Yvonne turns her head and looks in the dim light at the wrinkles around the lips of the matriarch of the tribe. This memory is still fresh, despite the intervening years. Bits of light filter in through the sticks that make up the walls of the sturdy hut. It smells smoky inside the hut, despite the lack of any fire. She gently prods the woman, “Yes, please, go on.” 

[… rest of second intro…]

The joints of the woman’s chair creak as she nods her head and her entire body shakes with the effort. She replies, “It was a long time ago, but I can tell you what I saw that night…”

[then snap back to first intro]

“Yvonne!” 

The yell startles Yvonne, almost making her fall out of her chair, pulling her instantly back to Cape Town.

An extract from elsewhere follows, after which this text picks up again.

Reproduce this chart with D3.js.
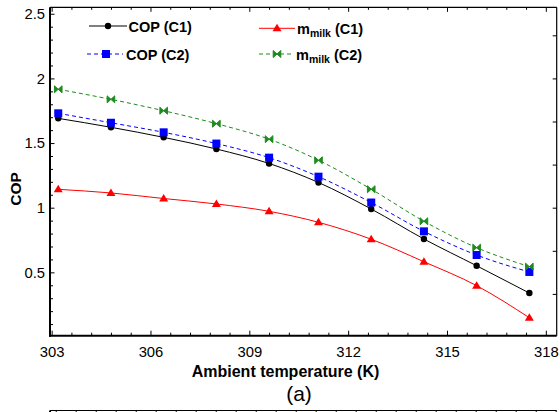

“Yvonne, have you gotten anything written up on that last interview you had?” 

She wipes the cobwebs from her mind. Professor Connor is a bit older, but not really “too” old. He is tall and thin…  [continue intro one with professor Connor, then introduce Hamsa a bit later?]

Looking for feedback

5 years ago
Great stuff, thank you very much for the feedback and ideas!

Looking for feedback

5 years ago

My pleasure. Great writing! :D

Looking for feedback

5 years ago

Anansi is like the first modern day of spiderman, Very interesting to learn about, Whenever the main character and Anansi come across each other paths.

I just want him to toy with her.

Just flip her world upside down, Not knowing which way is up or which way is down, Stuff like, Because one of the main treads he is known for, Is being a trickster god 

I would like to see that, and many other things like what does he thinks about today's world?
Does he like it? does he dislike how greedy humans had been?

or

Have our main character be an even better trickster than Anansi, Because there's nothing like trolling the troll

If you somehow fit all of that into that character and stay true to it, I be looking forward to reading that.

Looking for feedback

5 years ago
I'm taking the Anansi and putting a little twist on it. And since it is a CYOA, there will be a number of different ways it can end up! And yes, being a trickster is certainly going to be a big part of this. Thanks for the comments!